> WRITTEN TASK
Output nothing but the lines from the one with "Emit a web page" through the one with "const DEPTH = 8;", including both. Leave the pictures out of the copy.

-- begin --

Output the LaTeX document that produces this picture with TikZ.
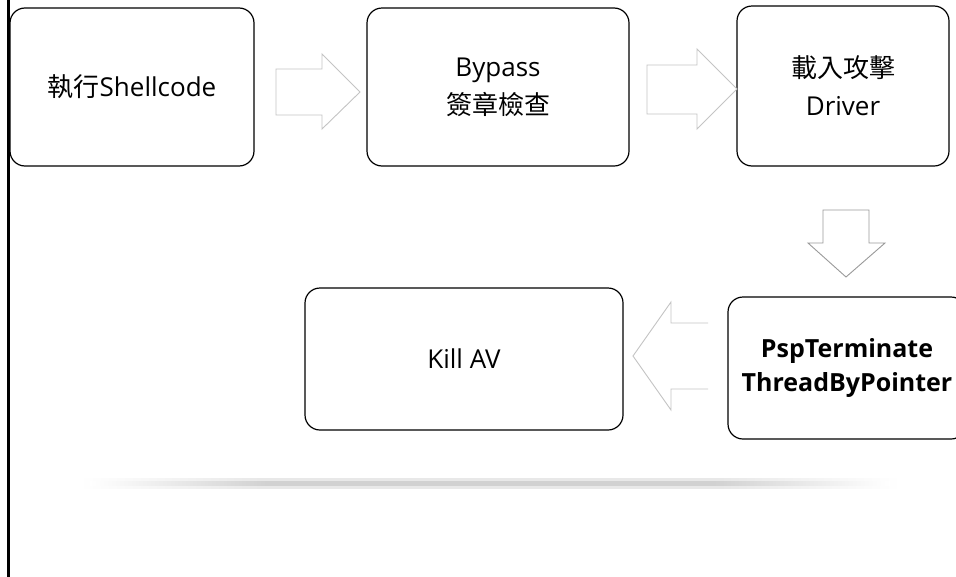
\documentclass[tikz,border=0pt]{standalone}
\usepackage{fontspec}
\setmainfont{Open Sans}
\newfontfamily\cjk{Noto Sans CJK TC}
\definecolor{lightarrow}{HTML}{C4C4C4}
\definecolor{darkarrow}{HTML}{9A9A9A}
\pgfdeclarehorizontalshading{glowline}{100bp}{color(0bp)=(white); color(25bp)=(white); color(30bp)=(black!8); color(36bp)=(black!18); color(64bp)=(black!18); color(70bp)=(black!8); color(75bp)=(white); color(100bp)=(white)}
\pgfdeclarehorizontalshading{glowwide}{100bp}{color(0bp)=(white); color(25bp)=(white); color(30bp)=(black!4); color(36bp)=(black!9); color(64bp)=(black!9); color(70bp)=(black!4); color(75bp)=(white); color(100bp)=(white)}
\begin{document}
\begin{tikzpicture}[x=1pt,y=-1pt,
  box/.style={draw=black, line width=1.2pt, rounded corners=15pt, inner sep=0pt, outer sep=0pt, align=center, font=\fontsize{26}{38}\selectfont},
  boldbox/.style={box, font=\fontsize{25}{34}\selectfont\bfseries},
  lightblock/.style={draw=lightarrow, line width=0.9pt, line join=miter},
  darkblock/.style={draw=darkarrow, line width=0.9pt, line join=miter}]
\useasboundingbox (0,0) rectangle (956,576);
\clip (0,0) rectangle (956,576);
\fill[white] (0,0) rectangle (956,576);

% boxes
\node[box, minimum width=244pt, minimum height=158pt] (b1) at (132,87) {{\cjk 執行}Shellcode};
\node[box, minimum width=262pt, minimum height=158pt] (b2) at (498,87) {Bypass\\{\cjk 簽章檢查}};
\node[box, minimum width=212pt, minimum height=160pt] (b3) at (843,86) {{\cjk 載入攻擊}\\Driver};
\node[boldbox, minimum width=238pt, minimum height=142pt] (b4) at (847,368) {PspTerminate\\ThreadByPointer};
\node[box, minimum width=318pt, minimum height=142pt] (b5) at (464,359) {Kill AV};

% block arrows
\draw[lightblock] (276,69) -- (322,69) -- (322,54) -- (360,92) -- (322,129) -- (322,115) -- (276,115) -- cycle;
\draw[lightblock] (647,65) -- (697,65) -- (697,49) -- (737,89) -- (697,129) -- (697,114) -- (647,114) -- cycle;
\draw[darkblock] (823,210) -- (869,210) -- (869,243) -- (885,243) -- (846,277) -- (808,243) -- (823,243) -- cycle;
\draw[lightblock] (708,323) -- (671,323) -- (671,302) -- (633,356) -- (671,410) -- (671,389) -- (708,389);

% shadow line
\shade[shading=glowwide] (80,478.5) rectangle (900,488.5);
\shade[shading=glowline] (90,481.5) rectangle (890,485.5);

% left border
\draw[black, line width=2.5pt] (8.5,-2) -- (8.5,580);
\end{tikzpicture}
\end{document}
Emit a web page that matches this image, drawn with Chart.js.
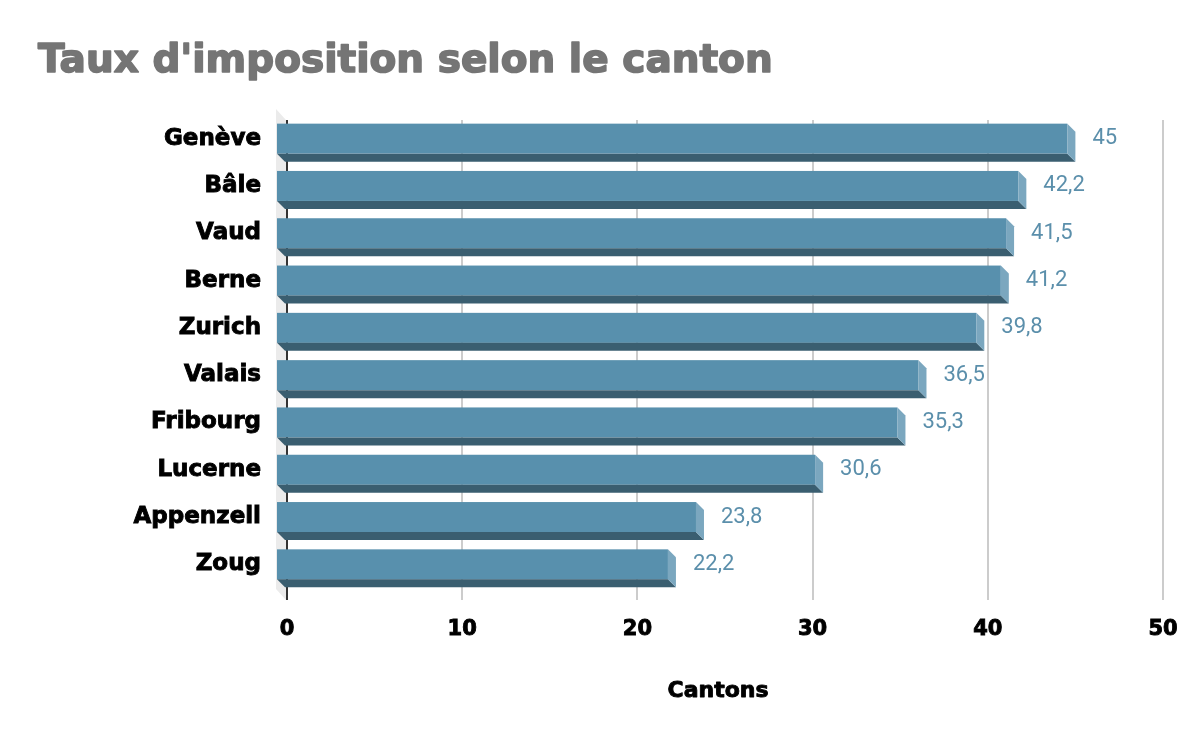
<!DOCTYPE html>
<html>
<head>
<meta charset="utf-8">
<script src="https://cdn.jsdelivr.net/npm/chart.js@4"></script>
<style>
  html, body { margin: 0; padding: 0; background: #fff; }
</style>
</head>
<body>
<canvas id="chartContainer" width="1200" height="742"></canvas>
<script>
// Data
const cantons = ['Genève', 'Bâle', 'Vaud', 'Berne', 'Zurich', 'Valais', 'Fribourg', 'Lucerne', 'Appenzell', 'Zoug'];
const taux = [45, 42.2, 41.5, 41.2, 39.8, 36.5, 35.3, 30.6, 23.8, 22.2];
const xTicks = [0, 10, 20, 30, 40, 50];
const titre = "Taux d'imposition selon le canton";
const titreAxe = 'Cantons';

const DEPTH = 8;

// Grey wall on the left + 3D boxes (front, bottom, side faces)
const bars3d = {
    id: 'bars3d',
    beforeDatasetsDraw(chart) {
        const ctx = chart.ctx;
        const area = chart.chartArea;
        const x0 = chart.scales.x.getPixelForValue(0);
        const L = x0 - 11;
        ctx.save();
        ctx.fillStyle = '#ebebeb';
        ctx.beginPath();
        ctx.moveTo(L, area.top - 11);
        ctx.lineTo(x0 - 1, area.top);
        ctx.lineTo(x0 - 1, area.bottom + 7);
        ctx.lineTo(L, area.bottom - 4);
        ctx.closePath();
        ctx.fill();
        ctx.restore();
    },
    afterDatasetsDraw(chart) {
        const ctx = chart.ctx;
        const meta = chart.getDatasetMeta(0);
        ctx.save();
        meta.data.forEach((el, i) => {
            const L = el.base - 11;
            const R = el.x - DEPTH;
            const T = el.y - 20;
            const B = el.y + 10;
            // front
            ctx.fillStyle = '#5890ad';
            ctx.fillRect(L, T, R - L, B - T);
            // bottom
            ctx.fillStyle = '#3a5e70';
            ctx.beginPath();
            ctx.moveTo(L, B);
            ctx.lineTo(R, B);
            ctx.lineTo(R + DEPTH, B + DEPTH);
            ctx.lineTo(L + DEPTH, B + DEPTH);
            ctx.closePath();
            ctx.fill();
            // side
            ctx.fillStyle = '#7ba7bf';
            ctx.beginPath();
            ctx.moveTo(R, T);
            ctx.lineTo(R + DEPTH, T + DEPTH);
            ctx.lineTo(R + DEPTH, B + DEPTH);
            ctx.lineTo(R, B);
            ctx.closePath();
            ctx.fill();
            // value label
            ctx.fillStyle = '#5b8fab';
            ctx.font = '22px Roboto';
            ctx.textAlign = 'left';
            ctx.textBaseline = 'middle';
            ctx.fillText(String(taux[i]).replace('.', ','), el.x + 17, el.y - 5);
        });
        ctx.restore();
    },
    afterDraw(chart) {
        // heavy title and axis title (stroke gives the black-weight look)
        const ctx = chart.ctx;
        ctx.save();
        ctx.textAlign = 'left';
        ctx.textBaseline = 'middle';
        ctx.lineJoin = 'round';
        ctx.font = 'bold 39px "DejaVu Sans"';
        ctx.fillStyle = '#757575';
        ctx.strokeStyle = '#757575';
        ctx.lineWidth = 1.6;
        ctx.fillText(titre, 38, 62);
        ctx.strokeText(titre, 38, 62);

        ctx.textAlign = 'center';
        ctx.font = 'bold 22px "DejaVu Sans"';
        ctx.fillStyle = '#000';
        ctx.strokeStyle = '#000';
        ctx.lineWidth = 0.9;
        ctx.fillText(titreAxe, 718, 691);
        ctx.strokeText(titreAxe, 718, 691);
        ctx.restore();
    }
};

const ctx = document.getElementById('chartContainer').getContext('2d');
const chart = new Chart(ctx, {
    type: 'bar',
    data: {
        labels: cantons,
        datasets: [{
            data: taux,
            backgroundColor: 'rgba(0,0,0,0)',
            barThickness: 38
        }]
    },
    options: {
        indexAxis: 'y',
        responsive: false,
        animation: false,
        layout: { padding: { left: 38, right: 37, top: 120, bottom: 0 } },
        plugins: {
            legend: { display: false },
            tooltip: { enabled: false },
            title: { display: false }
        },
        scales: {
            x: {
                min: 0,
                max: 50,
                afterBuildTicks: (scale) => { scale.ticks = xTicks.map(v => ({ value: v })); },
                afterFit: (scale) => { scale.height = 149; },
                grid: {
                    color: (c) => (c.tick && c.tick.value === 0) ? '#333333' : '#cccccc',
                    lineWidth: 2,
                    tickLength: 7
                },
                border: { display: false },
                ticks: {
                    color: '#000',
                    padding: 17,
                    textStrokeColor: '#000',
                    textStrokeWidth: 0.9,
                    font: { family: 'DejaVu Sans', size: 21, weight: 'bold' }
                }
            },
            y: {
                afterFit: (scale) => { scale.width = 249; },
                grid: { display: false, drawTicks: false },
                border: { display: false },
                ticks: {
                    color: '#000',
                    padding: 26,
                    labelOffset: -5,
                    textStrokeColor: '#000',
                    textStrokeWidth: 0.9,
                    font: { family: 'DejaVu Sans', size: 23, weight: 'bold' }
                }
            }
        }
    },
    plugins: [bars3d]
});
</script>
</body>
</html>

-- end --

> RESULT OF THIS TASK
Emit a web page that matches this image, drawn with Chart.js.
<!DOCTYPE html>
<html>
<head>
<meta charset="utf-8">
<script src="https://cdn.jsdelivr.net/npm/chart.js@4"></script>
<style>
  html, body { margin: 0; padding: 0; background: #fff; }
</style>
</head>
<body>
<canvas id="chartContainer" width="1200" height="742"></canvas>
<script>
// Data
const cantons = ['Genève', 'Bâle', 'Vaud', 'Berne', 'Zurich', 'Valais', 'Fribourg', 'Lucerne', 'Appenzell', 'Zoug'];
const taux = [45, 42.2, 41.5, 41.2, 39.8, 36.5, 35.3, 30.6, 23.8, 22.2];
const xTicks = [0, 10, 20, 30, 40, 50];
const titre = "Taux d'imposition selon le canton";
const titreAxe = 'Cantons';

const DEPTH = 8;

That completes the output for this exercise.